[Exercise brief]
Retype the entries, please, from their first line to the line containing "import * as", exactly and only those lines, minus the pictures.

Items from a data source
________

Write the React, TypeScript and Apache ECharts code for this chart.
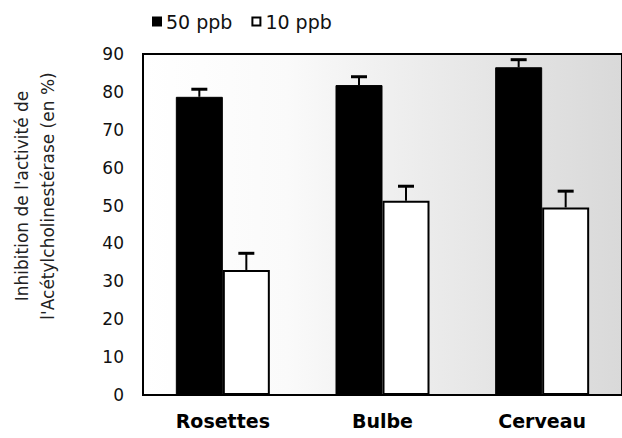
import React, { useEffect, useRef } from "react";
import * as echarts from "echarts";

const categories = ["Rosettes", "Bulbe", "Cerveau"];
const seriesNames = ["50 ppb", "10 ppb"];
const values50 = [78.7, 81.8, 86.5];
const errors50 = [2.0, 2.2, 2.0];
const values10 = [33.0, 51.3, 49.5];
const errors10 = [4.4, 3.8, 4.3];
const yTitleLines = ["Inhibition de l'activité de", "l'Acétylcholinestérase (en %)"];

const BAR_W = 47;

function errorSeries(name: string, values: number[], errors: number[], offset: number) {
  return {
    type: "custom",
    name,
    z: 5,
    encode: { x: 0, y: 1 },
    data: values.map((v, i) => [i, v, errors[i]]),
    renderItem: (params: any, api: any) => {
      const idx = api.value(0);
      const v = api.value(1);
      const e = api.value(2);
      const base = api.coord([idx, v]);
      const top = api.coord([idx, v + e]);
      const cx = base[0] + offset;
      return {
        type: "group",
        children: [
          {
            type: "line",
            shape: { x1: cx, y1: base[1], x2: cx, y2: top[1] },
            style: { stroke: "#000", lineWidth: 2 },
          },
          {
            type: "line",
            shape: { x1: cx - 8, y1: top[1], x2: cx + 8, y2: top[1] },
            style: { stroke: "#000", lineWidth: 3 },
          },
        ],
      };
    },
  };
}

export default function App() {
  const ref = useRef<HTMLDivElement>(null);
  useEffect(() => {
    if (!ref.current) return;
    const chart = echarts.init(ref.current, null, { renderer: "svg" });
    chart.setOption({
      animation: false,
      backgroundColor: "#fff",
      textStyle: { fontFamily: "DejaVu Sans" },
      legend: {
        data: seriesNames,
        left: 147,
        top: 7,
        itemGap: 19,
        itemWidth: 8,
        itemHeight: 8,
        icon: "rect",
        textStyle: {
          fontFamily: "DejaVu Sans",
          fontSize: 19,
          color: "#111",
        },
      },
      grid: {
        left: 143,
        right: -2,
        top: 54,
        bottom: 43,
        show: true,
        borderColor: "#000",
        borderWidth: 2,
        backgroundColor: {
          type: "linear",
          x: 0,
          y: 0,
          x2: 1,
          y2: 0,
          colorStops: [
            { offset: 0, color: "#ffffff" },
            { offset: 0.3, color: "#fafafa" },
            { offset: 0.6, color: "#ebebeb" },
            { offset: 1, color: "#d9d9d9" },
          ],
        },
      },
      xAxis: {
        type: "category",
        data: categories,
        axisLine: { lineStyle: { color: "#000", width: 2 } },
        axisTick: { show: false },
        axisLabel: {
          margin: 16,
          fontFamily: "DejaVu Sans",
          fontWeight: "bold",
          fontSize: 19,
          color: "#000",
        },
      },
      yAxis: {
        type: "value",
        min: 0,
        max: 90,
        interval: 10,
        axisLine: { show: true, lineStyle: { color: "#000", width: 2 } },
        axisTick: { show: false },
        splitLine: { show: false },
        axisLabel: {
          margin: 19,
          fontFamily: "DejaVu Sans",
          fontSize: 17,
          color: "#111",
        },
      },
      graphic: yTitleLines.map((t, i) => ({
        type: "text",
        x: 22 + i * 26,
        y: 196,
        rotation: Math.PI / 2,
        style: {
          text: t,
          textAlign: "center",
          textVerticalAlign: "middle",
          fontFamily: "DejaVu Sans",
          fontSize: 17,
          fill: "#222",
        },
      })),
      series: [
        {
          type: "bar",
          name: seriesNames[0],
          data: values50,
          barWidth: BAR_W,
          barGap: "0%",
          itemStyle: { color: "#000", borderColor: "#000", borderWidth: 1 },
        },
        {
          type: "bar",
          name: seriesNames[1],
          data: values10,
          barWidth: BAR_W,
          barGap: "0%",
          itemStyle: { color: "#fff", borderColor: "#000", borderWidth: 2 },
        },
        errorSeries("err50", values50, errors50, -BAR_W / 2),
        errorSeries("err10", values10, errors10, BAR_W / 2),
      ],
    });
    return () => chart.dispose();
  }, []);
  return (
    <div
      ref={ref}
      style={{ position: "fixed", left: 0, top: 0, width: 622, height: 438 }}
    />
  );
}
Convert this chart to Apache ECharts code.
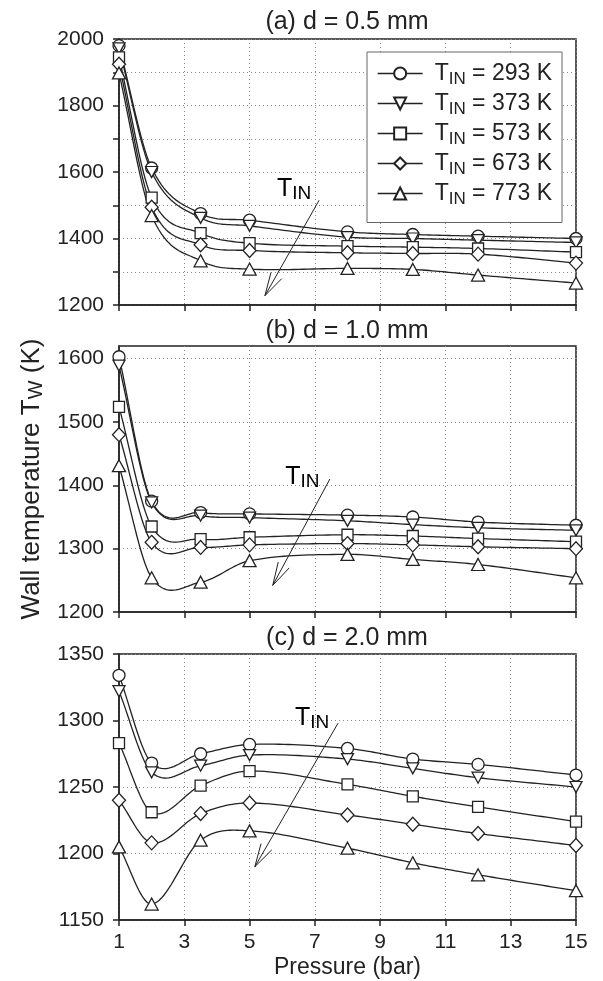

________

[The reply]
Write the React, TypeScript and Apache ECharts code for this chart.
import React, { useEffect, useRef } from "react";
import * as echarts from "echarts";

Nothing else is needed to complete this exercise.